▶ _DATA EXCERPTS_:
****

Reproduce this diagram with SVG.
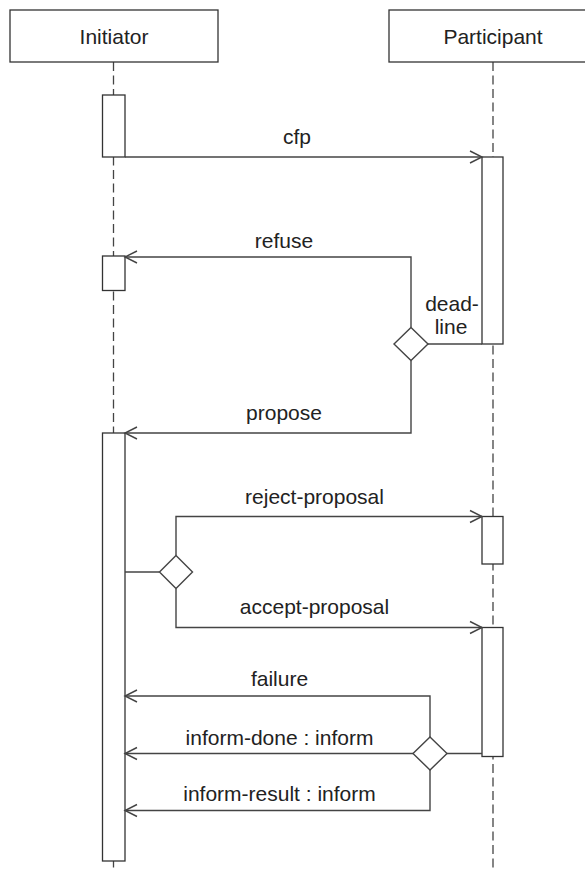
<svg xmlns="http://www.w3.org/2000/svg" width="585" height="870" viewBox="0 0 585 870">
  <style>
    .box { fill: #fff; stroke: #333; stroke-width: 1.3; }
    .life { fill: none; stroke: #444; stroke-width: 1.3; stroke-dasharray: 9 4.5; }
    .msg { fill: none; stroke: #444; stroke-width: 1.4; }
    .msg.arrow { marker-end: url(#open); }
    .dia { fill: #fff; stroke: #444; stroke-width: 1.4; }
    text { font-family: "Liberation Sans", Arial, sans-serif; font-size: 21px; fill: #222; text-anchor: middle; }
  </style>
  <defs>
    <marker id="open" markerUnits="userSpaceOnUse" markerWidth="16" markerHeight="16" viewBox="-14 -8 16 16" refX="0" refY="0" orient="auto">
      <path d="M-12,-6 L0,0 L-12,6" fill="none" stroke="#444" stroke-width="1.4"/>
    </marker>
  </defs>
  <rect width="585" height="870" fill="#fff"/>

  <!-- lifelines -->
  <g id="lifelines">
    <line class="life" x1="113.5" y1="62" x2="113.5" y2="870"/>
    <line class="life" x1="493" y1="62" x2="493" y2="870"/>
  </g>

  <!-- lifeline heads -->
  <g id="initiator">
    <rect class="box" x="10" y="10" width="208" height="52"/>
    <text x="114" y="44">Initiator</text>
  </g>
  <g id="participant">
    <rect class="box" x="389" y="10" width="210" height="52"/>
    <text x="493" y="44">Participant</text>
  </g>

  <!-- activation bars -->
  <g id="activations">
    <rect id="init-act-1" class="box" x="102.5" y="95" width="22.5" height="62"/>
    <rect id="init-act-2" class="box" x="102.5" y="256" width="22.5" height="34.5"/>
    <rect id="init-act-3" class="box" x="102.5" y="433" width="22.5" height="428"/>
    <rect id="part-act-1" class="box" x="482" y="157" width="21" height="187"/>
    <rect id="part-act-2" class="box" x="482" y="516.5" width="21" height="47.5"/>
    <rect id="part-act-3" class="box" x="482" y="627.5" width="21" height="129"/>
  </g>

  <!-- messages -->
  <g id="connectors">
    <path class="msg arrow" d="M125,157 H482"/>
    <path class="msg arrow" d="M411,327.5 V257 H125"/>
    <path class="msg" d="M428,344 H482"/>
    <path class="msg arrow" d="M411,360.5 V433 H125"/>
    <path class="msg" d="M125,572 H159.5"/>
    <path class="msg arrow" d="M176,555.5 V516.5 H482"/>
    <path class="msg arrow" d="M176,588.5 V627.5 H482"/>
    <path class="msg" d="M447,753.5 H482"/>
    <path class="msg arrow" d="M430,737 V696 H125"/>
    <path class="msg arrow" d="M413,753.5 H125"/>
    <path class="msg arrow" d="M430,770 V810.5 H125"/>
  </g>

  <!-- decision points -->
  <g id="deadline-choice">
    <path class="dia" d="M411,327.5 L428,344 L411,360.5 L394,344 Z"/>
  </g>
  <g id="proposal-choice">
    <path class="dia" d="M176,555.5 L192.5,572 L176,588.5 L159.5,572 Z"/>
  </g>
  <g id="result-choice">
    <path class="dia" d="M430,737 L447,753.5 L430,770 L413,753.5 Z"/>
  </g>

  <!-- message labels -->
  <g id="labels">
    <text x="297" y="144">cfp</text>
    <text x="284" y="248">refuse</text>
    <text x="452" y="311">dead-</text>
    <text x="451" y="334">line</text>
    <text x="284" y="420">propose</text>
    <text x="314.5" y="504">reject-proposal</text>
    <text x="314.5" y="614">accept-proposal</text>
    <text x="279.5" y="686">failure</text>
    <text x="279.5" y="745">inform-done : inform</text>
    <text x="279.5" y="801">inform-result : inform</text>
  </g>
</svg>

****

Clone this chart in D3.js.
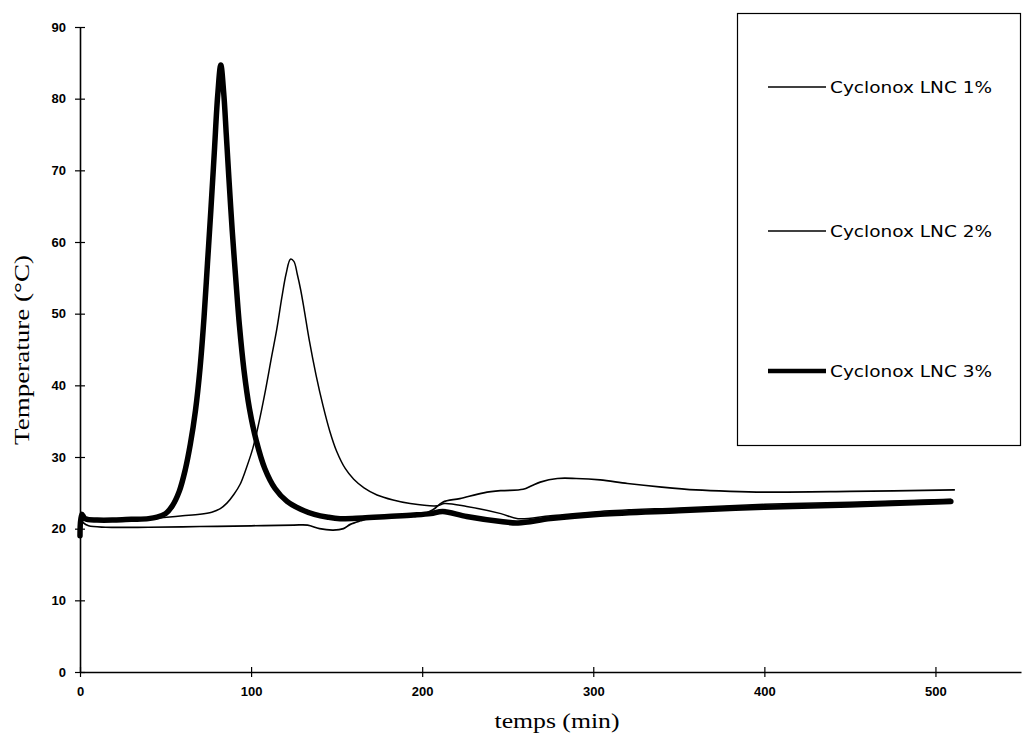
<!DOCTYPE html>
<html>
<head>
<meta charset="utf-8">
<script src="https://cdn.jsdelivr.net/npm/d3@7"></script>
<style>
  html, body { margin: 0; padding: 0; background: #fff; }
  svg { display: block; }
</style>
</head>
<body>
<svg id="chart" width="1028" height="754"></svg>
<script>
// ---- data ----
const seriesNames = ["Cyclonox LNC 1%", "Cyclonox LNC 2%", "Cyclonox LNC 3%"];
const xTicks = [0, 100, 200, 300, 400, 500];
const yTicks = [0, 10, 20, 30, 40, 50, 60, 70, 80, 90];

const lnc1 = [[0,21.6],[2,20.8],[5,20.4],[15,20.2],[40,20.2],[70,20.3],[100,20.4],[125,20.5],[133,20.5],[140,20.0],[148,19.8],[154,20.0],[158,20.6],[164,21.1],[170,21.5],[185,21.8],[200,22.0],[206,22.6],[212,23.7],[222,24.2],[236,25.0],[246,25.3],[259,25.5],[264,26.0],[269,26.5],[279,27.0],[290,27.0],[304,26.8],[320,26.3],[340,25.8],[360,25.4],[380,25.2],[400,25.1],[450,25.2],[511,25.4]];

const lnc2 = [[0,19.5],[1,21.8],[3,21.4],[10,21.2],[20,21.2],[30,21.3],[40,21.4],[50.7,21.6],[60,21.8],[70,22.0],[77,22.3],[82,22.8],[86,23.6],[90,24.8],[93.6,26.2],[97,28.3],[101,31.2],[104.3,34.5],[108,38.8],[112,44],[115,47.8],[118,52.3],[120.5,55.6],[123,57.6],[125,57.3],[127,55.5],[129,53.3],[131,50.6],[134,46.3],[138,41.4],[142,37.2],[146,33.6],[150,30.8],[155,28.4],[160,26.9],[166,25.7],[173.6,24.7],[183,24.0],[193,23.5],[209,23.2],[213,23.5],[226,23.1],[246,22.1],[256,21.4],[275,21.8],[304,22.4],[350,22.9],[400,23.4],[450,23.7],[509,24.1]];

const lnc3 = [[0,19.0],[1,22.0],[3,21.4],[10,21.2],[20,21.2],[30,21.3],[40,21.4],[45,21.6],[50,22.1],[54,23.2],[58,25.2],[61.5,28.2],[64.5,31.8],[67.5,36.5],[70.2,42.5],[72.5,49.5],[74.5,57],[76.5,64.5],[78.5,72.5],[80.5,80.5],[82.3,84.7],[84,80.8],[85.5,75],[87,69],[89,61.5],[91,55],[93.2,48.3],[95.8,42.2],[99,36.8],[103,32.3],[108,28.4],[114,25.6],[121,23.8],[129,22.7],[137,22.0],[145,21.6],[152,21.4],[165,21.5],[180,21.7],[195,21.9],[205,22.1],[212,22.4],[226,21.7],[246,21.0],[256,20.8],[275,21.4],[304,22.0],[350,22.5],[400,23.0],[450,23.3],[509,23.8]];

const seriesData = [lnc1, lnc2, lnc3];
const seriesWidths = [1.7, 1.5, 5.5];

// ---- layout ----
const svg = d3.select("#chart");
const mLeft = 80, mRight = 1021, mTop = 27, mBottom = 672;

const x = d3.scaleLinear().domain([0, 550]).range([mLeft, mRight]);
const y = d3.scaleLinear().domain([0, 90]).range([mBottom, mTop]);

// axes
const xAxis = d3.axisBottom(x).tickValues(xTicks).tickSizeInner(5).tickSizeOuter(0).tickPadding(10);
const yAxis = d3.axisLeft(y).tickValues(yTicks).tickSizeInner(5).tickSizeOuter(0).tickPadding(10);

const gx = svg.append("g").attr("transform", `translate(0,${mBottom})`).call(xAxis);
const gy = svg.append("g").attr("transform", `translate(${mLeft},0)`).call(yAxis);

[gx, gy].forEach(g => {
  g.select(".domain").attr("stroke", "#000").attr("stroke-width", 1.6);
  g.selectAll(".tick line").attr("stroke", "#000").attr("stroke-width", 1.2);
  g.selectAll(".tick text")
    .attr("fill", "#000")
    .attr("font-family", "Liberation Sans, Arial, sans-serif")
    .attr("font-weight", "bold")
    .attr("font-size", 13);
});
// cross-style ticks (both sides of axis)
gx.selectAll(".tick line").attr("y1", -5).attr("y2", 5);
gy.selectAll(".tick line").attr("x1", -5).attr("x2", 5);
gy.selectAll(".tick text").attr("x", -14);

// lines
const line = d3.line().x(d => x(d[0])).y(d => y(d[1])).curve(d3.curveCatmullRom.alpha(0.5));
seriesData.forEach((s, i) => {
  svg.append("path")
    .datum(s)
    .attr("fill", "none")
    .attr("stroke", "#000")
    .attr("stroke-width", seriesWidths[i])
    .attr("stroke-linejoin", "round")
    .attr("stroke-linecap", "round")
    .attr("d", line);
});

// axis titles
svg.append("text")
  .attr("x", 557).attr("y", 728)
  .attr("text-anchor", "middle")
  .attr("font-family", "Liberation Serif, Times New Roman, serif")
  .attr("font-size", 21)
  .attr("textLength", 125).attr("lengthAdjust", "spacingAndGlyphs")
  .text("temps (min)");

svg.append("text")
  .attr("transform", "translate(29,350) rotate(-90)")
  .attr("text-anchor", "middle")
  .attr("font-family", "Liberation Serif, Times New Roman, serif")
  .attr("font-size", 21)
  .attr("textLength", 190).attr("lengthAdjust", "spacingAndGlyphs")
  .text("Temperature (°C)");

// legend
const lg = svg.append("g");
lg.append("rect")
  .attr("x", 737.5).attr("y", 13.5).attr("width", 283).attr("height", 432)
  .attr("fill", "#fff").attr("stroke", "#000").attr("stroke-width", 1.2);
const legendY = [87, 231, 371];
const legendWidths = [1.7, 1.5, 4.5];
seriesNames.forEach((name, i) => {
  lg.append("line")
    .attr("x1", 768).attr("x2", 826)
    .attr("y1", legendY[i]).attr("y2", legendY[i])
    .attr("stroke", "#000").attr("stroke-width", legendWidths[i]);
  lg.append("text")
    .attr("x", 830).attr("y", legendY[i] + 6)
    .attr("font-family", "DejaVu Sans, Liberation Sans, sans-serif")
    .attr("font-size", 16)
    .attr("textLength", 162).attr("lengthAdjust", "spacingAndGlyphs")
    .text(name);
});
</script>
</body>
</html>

****

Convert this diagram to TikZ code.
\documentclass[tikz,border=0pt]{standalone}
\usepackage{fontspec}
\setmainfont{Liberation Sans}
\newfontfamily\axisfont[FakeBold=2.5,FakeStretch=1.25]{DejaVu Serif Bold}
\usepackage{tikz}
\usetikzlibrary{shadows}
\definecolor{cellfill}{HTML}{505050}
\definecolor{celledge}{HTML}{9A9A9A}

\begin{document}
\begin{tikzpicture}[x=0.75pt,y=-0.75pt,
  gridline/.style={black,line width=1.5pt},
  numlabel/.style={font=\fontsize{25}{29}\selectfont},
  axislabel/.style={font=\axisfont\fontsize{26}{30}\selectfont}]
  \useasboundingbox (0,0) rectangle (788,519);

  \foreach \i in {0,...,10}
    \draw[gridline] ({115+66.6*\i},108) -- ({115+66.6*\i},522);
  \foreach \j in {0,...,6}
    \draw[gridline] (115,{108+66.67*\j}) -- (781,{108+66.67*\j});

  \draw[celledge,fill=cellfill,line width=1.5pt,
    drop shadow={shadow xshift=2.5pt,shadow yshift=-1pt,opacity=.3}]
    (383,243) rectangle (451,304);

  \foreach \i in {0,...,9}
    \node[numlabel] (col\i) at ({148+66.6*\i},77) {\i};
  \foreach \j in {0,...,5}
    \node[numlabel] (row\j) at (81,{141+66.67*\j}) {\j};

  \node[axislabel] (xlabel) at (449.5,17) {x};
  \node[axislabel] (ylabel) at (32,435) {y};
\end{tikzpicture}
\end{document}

****

▶ _PROBLEM DESCRIPTION_: Only the lines from the one holding "Clone this chart in D3.js." to the one holding "70, 80, 90];" should be returned, both included and exactly as written, with no pictures.

▶ _RESPONSE FOR THIS EXERCISE_:
Clone this chart in D3.js.
<!DOCTYPE html>
<html>
<head>
<meta charset="utf-8">
<script src="https://cdn.jsdelivr.net/npm/d3@7"></script>
<style>
  html, body { margin: 0; padding: 0; background: #fff; }
  svg { display: block; }
</style>
</head>
<body>
<svg id="chart" width="1028" height="754"></svg>
<script>
// ---- data ----
const seriesNames = ["Cyclonox LNC 1%", "Cyclonox LNC 2%", "Cyclonox LNC 3%"];
const xTicks = [0, 100, 200, 300, 400, 500];
const yTicks = [0, 10, 20, 30, 40, 50, 60, 70, 80, 90];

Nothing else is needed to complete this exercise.